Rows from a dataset
:::

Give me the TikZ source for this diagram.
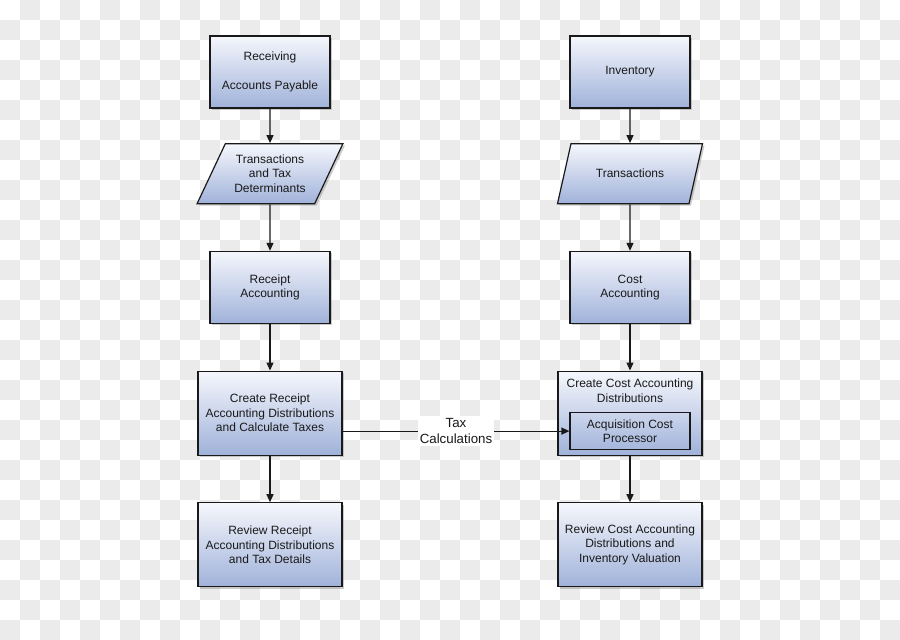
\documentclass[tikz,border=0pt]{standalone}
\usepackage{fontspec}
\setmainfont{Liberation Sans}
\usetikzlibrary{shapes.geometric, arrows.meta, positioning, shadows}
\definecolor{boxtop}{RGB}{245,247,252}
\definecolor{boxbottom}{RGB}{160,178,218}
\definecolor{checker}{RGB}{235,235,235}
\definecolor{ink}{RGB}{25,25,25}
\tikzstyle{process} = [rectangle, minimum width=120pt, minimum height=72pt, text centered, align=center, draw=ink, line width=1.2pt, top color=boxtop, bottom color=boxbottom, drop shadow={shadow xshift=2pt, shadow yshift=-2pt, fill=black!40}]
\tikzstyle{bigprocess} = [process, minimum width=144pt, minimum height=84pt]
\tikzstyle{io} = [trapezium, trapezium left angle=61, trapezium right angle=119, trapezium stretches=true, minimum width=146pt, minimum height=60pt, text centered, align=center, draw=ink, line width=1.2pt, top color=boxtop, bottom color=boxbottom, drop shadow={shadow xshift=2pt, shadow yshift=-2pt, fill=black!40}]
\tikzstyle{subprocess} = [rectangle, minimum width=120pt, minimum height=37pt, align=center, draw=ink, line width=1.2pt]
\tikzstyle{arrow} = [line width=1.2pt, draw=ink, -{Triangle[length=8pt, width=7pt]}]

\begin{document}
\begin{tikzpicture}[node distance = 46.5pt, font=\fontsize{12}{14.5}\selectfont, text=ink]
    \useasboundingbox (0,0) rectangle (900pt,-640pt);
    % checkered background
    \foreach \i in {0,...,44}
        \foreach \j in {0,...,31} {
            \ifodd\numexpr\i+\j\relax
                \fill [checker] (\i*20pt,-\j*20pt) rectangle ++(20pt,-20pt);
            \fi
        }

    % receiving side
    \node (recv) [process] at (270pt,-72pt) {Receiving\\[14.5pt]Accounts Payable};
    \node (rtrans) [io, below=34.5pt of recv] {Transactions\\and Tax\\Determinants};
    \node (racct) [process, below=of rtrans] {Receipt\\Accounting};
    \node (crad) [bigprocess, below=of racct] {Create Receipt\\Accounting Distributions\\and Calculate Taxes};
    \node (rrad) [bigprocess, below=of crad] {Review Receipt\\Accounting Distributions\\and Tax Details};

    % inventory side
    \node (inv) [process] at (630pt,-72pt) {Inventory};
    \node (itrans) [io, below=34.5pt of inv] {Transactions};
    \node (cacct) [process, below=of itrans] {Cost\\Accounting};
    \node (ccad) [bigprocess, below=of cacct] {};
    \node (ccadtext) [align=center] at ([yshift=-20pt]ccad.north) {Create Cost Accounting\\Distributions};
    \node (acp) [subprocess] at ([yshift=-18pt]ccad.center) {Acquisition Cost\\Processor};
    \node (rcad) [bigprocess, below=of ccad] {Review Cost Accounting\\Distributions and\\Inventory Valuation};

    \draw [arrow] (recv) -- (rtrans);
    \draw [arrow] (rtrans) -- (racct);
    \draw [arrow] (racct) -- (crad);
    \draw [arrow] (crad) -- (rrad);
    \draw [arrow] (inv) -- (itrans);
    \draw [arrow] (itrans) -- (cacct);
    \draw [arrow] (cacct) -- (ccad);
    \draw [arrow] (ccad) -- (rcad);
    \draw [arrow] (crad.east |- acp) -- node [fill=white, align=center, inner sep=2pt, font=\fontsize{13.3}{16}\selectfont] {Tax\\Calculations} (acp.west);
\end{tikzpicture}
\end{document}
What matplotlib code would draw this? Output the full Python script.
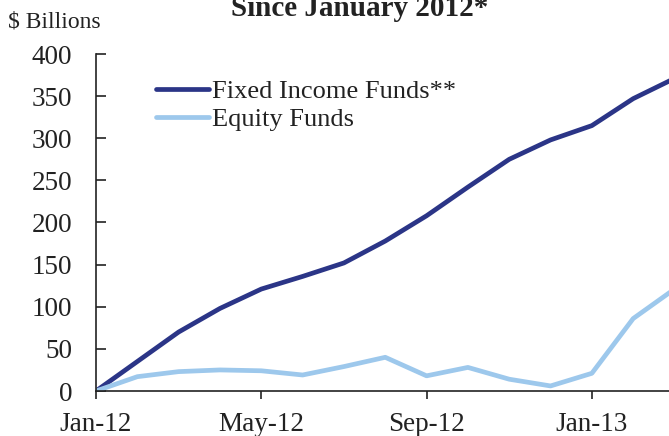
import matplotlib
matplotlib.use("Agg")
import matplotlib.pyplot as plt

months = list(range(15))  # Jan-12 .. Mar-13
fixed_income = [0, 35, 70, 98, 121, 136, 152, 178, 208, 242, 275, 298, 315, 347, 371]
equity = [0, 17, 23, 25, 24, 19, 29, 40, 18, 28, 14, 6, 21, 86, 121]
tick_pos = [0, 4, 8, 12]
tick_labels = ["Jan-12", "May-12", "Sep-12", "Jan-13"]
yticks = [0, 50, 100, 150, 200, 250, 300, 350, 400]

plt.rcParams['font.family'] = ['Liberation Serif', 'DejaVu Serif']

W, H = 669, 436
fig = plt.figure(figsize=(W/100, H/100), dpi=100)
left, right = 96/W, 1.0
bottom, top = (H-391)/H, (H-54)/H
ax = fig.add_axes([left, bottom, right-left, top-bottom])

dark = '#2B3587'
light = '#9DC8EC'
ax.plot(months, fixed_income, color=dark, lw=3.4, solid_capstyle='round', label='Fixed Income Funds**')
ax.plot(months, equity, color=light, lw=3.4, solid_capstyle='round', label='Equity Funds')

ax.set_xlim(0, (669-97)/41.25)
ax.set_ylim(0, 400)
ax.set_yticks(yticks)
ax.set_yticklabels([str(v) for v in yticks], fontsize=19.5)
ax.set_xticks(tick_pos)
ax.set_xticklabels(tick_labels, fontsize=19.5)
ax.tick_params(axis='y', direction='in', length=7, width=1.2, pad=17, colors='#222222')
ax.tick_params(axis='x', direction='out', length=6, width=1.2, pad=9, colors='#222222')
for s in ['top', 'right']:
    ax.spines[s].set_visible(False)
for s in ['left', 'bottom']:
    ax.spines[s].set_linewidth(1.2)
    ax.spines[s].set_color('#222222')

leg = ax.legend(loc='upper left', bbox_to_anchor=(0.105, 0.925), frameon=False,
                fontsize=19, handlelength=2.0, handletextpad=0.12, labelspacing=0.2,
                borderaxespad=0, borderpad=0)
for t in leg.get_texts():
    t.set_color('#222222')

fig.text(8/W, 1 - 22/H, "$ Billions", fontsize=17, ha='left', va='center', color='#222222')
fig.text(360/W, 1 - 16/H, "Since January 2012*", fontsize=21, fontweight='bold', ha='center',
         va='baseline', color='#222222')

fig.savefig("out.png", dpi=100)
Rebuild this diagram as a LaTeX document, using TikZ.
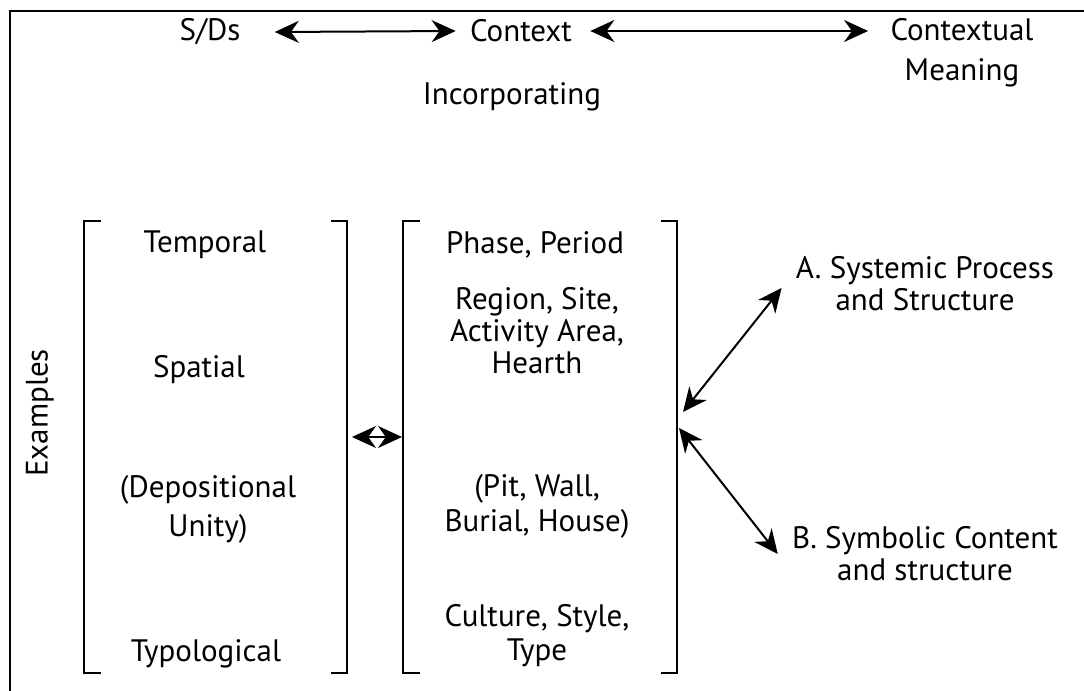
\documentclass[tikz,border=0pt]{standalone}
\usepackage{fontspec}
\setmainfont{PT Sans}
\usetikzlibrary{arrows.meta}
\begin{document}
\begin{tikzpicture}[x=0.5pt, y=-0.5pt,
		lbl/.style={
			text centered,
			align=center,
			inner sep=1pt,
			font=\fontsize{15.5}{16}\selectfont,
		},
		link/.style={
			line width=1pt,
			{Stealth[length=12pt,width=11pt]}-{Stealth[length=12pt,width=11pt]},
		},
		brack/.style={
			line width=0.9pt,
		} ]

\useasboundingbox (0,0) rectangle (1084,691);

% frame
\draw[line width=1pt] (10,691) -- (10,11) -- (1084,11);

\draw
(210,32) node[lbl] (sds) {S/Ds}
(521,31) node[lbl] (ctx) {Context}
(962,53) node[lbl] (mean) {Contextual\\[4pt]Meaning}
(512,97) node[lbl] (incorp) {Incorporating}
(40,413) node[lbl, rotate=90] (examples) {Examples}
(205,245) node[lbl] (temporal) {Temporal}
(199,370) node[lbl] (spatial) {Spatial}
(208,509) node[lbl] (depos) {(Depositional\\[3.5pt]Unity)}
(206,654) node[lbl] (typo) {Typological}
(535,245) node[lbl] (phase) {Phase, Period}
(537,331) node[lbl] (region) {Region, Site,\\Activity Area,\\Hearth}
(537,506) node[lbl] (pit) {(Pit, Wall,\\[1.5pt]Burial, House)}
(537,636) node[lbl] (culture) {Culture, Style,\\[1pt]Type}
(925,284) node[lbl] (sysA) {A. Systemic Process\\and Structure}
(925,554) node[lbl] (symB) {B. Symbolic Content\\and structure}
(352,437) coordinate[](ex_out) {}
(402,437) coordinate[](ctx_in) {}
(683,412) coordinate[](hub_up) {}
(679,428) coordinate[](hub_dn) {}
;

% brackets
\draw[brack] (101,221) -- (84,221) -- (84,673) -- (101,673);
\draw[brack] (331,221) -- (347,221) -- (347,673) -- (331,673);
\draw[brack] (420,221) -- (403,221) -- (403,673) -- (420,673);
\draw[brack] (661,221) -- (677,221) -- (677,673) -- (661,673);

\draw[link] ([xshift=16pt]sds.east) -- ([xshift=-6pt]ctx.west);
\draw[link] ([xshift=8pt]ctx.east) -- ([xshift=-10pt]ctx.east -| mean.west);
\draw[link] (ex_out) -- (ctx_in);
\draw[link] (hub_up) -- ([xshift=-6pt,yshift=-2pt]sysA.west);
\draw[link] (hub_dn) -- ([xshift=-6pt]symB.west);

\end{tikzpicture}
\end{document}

:::

YOUR OBJECTIVE:
Omit all pictures, then copy the lines between the ones holding "What matplotlib code" and "t.set_color('#222222')", inclusive.

SOLUTION TO THE EXERCISE:
What matplotlib code would draw this? Output the full Python script.
import matplotlib
matplotlib.use("Agg")
import matplotlib.pyplot as plt

months = list(range(15))  # Jan-12 .. Mar-13
fixed_income = [0, 35, 70, 98, 121, 136, 152, 178, 208, 242, 275, 298, 315, 347, 371]
equity = [0, 17, 23, 25, 24, 19, 29, 40, 18, 28, 14, 6, 21, 86, 121]
tick_pos = [0, 4, 8, 12]
tick_labels = ["Jan-12", "May-12", "Sep-12", "Jan-13"]
yticks = [0, 50, 100, 150, 200, 250, 300, 350, 400]

plt.rcParams['font.family'] = ['Liberation Serif', 'DejaVu Serif']

W, H = 669, 436
fig = plt.figure(figsize=(W/100, H/100), dpi=100)
left, right = 96/W, 1.0
bottom, top = (H-391)/H, (H-54)/H
ax = fig.add_axes([left, bottom, right-left, top-bottom])

dark = '#2B3587'
light = '#9DC8EC'
ax.plot(months, fixed_income, color=dark, lw=3.4, solid_capstyle='round', label='Fixed Income Funds**')
ax.plot(months, equity, color=light, lw=3.4, solid_capstyle='round', label='Equity Funds')

ax.set_xlim(0, (669-97)/41.25)
ax.set_ylim(0, 400)
ax.set_yticks(yticks)
ax.set_yticklabels([str(v) for v in yticks], fontsize=19.5)
ax.set_xticks(tick_pos)
ax.set_xticklabels(tick_labels, fontsize=19.5)
ax.tick_params(axis='y', direction='in', length=7, width=1.2, pad=17, colors='#222222')
ax.tick_params(axis='x', direction='out', length=6, width=1.2, pad=9, colors='#222222')
for s in ['top', 'right']:
    ax.spines[s].set_visible(False)
for s in ['left', 'bottom']:
    ax.spines[s].set_linewidth(1.2)
    ax.spines[s].set_color('#222222')

leg = ax.legend(loc='upper left', bbox_to_anchor=(0.105, 0.925), frameon=False,
                fontsize=19, handlelength=2.0, handletextpad=0.12, labelspacing=0.2,
                borderaxespad=0, borderpad=0)
for t in leg.get_texts():
    t.set_color('#222222')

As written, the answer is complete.